SOURCE DATA ->
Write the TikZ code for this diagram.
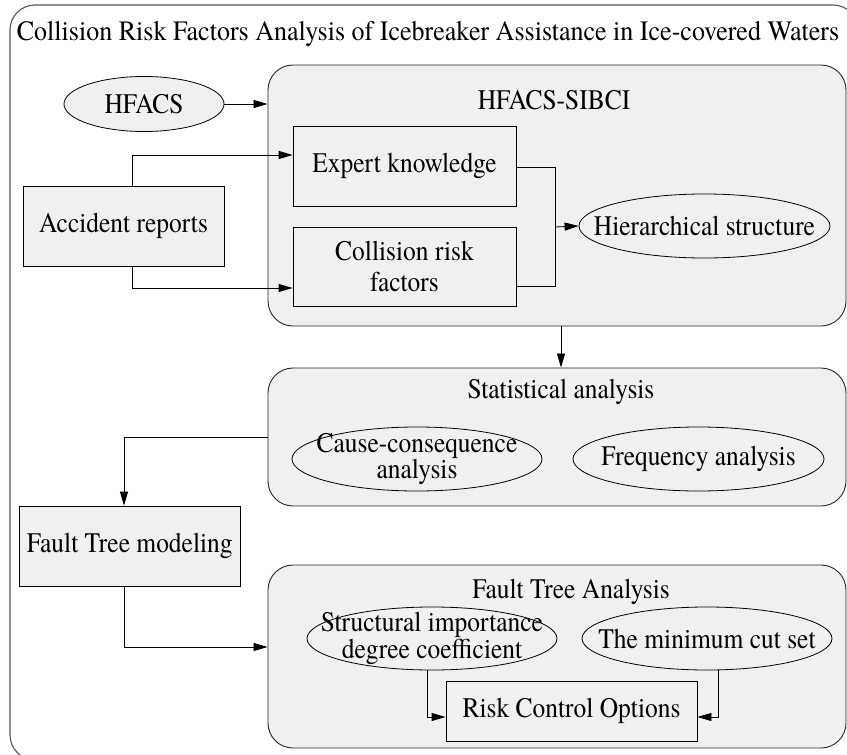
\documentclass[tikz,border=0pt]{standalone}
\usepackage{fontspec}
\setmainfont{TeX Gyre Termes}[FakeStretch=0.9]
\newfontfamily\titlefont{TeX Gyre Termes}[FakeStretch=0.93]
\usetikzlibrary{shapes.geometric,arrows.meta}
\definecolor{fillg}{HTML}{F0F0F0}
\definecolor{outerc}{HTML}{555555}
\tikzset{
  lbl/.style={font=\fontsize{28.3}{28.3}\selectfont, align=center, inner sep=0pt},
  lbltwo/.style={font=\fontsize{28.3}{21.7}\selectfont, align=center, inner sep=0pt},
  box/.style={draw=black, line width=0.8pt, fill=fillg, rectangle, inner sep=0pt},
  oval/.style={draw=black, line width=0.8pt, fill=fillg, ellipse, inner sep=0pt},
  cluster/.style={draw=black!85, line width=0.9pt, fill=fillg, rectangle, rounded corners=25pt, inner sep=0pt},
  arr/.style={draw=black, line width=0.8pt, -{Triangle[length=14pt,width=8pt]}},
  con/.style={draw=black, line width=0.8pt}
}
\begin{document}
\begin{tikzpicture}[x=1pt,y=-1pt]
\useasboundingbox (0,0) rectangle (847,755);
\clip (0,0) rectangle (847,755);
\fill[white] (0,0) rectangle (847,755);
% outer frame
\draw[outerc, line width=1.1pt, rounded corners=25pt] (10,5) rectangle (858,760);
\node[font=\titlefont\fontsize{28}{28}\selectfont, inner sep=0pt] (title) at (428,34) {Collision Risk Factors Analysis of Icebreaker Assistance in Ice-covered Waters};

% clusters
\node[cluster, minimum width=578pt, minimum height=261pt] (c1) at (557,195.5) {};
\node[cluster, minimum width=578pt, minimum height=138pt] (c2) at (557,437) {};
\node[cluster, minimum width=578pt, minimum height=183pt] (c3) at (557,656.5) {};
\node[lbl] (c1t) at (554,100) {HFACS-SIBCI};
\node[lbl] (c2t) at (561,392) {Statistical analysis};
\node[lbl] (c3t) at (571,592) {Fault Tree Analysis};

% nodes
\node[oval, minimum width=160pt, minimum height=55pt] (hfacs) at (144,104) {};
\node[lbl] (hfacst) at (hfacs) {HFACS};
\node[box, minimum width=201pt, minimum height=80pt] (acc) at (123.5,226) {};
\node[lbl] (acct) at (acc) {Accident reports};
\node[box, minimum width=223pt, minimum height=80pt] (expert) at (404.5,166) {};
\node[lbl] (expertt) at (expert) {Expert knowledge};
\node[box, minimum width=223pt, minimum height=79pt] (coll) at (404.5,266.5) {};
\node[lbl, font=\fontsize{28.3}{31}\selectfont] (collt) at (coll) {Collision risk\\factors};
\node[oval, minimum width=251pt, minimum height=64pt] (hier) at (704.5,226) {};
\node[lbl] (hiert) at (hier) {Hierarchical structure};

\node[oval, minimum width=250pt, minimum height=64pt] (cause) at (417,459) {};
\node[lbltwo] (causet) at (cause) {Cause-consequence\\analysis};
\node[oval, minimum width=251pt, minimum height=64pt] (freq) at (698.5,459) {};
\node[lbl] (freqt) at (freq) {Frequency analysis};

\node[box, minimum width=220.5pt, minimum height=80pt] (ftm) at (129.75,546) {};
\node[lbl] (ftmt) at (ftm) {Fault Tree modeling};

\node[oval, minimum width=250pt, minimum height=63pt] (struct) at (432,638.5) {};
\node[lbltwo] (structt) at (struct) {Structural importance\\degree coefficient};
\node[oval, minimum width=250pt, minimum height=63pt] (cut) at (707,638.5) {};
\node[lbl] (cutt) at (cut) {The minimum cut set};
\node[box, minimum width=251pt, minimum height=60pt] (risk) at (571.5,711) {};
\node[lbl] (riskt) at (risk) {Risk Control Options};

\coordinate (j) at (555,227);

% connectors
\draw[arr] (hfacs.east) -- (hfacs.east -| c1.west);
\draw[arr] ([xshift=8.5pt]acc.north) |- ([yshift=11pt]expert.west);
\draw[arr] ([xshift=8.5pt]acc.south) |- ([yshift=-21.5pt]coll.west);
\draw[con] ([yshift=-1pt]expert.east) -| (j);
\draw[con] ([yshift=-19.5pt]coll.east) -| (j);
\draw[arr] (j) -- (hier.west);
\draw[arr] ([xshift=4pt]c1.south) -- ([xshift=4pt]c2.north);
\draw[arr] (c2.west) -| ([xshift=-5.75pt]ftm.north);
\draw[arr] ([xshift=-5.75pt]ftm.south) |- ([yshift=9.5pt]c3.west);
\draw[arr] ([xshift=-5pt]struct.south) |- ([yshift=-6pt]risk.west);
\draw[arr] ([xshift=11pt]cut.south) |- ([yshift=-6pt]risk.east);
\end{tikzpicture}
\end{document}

WHAT TO DO ->
Exactly as written, please give again the lines from the beginning of the listing through the line containing "inner sep=0pt] (title)", inclusive, without any pictures.

REPLY ->
Write the TikZ code for this diagram.
\documentclass[tikz,border=0pt]{standalone}
\usepackage{fontspec}
\setmainfont{TeX Gyre Termes}[FakeStretch=0.9]
\newfontfamily\titlefont{TeX Gyre Termes}[FakeStretch=0.93]
\usetikzlibrary{shapes.geometric,arrows.meta}
\definecolor{fillg}{HTML}{F0F0F0}
\definecolor{outerc}{HTML}{555555}
\tikzset{
  lbl/.style={font=\fontsize{28.3}{28.3}\selectfont, align=center, inner sep=0pt},
  lbltwo/.style={font=\fontsize{28.3}{21.7}\selectfont, align=center, inner sep=0pt},
  box/.style={draw=black, line width=0.8pt, fill=fillg, rectangle, inner sep=0pt},
  oval/.style={draw=black, line width=0.8pt, fill=fillg, ellipse, inner sep=0pt},
  cluster/.style={draw=black!85, line width=0.9pt, fill=fillg, rectangle, rounded corners=25pt, inner sep=0pt},
  arr/.style={draw=black, line width=0.8pt, -{Triangle[length=14pt,width=8pt]}},
  con/.style={draw=black, line width=0.8pt}
}
\begin{document}
\begin{tikzpicture}[x=1pt,y=-1pt]
\useasboundingbox (0,0) rectangle (847,755);
\clip (0,0) rectangle (847,755);
\fill[white] (0,0) rectangle (847,755);
% outer frame
\draw[outerc, line width=1.1pt, rounded corners=25pt] (10,5) rectangle (858,760);
\node[font=\titlefont\fontsize{28}{28}\selectfont, inner sep=0pt] (title) at (428,34) {Collision Risk Factors Analysis of Icebreaker Assistance in Ice-covered Waters};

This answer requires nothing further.